Segundo levantamento de dados extraídos da plataforma Verum, entre 2021 e 2022, o MPDFT ofereceu 31 denúncias de feminicídio, das quais 11 já têm julgamento: 10 condenações e uma absolvição imprópria. A média da pena dessas condenações aproxima-se de 25 anos.


De acordo com o registro, um processo encontra-se suspenso pelo réu estar foragido, e 19 ações estão em curso, sendo que três deles já têm data da sessão plenária. Do total de denunciados, além do réu foragido, um está em monitoramento eletrônico. Os demais encontram-se atrás das grades.

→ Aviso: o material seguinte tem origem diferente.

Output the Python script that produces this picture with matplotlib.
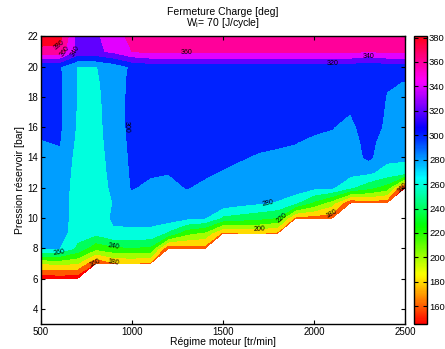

Na avaliação de Raoni percebe-se que a legislação tem sido aplicada de forma adequada e razoável, de modo a proporcionar uma pena ao réu condenado bastante acima do mínimo legal. “O mínimo legal do crime de feminicídio é de 12 anos, e as penas estão bem acima disso, chegando a médias próximas de 20 anos. Isso demonstra que a legislação veio e tem cumprido, no DF, a intenção de punir de forma mais severa os autores desses crimes. Isso porque existe a percepção de que são crimes contra a humanidade e, por isso, devem ser punidos de forma mais severa”, pontua.


No que concerne aos feminicídios por ano, em 2021, são 17 denunciados, dos quais 11 têm julgamento (uma absolvição imprópria e 10 condenações). Todos os réus estão presos e/ou sujeitos a alguma medida de segurança. Dos processos, 10 não tiveram flagrante.


Especificamente sobre o ano de 2022, são 14 denúncias, das quais um processo encontra-se suspenso, devido ao réu estar foragido e os demais em curso. Além disso, um dos réus é monitorado eletronicamente e os demais estão presos. Desses casos, sete processos foram sem flagrante.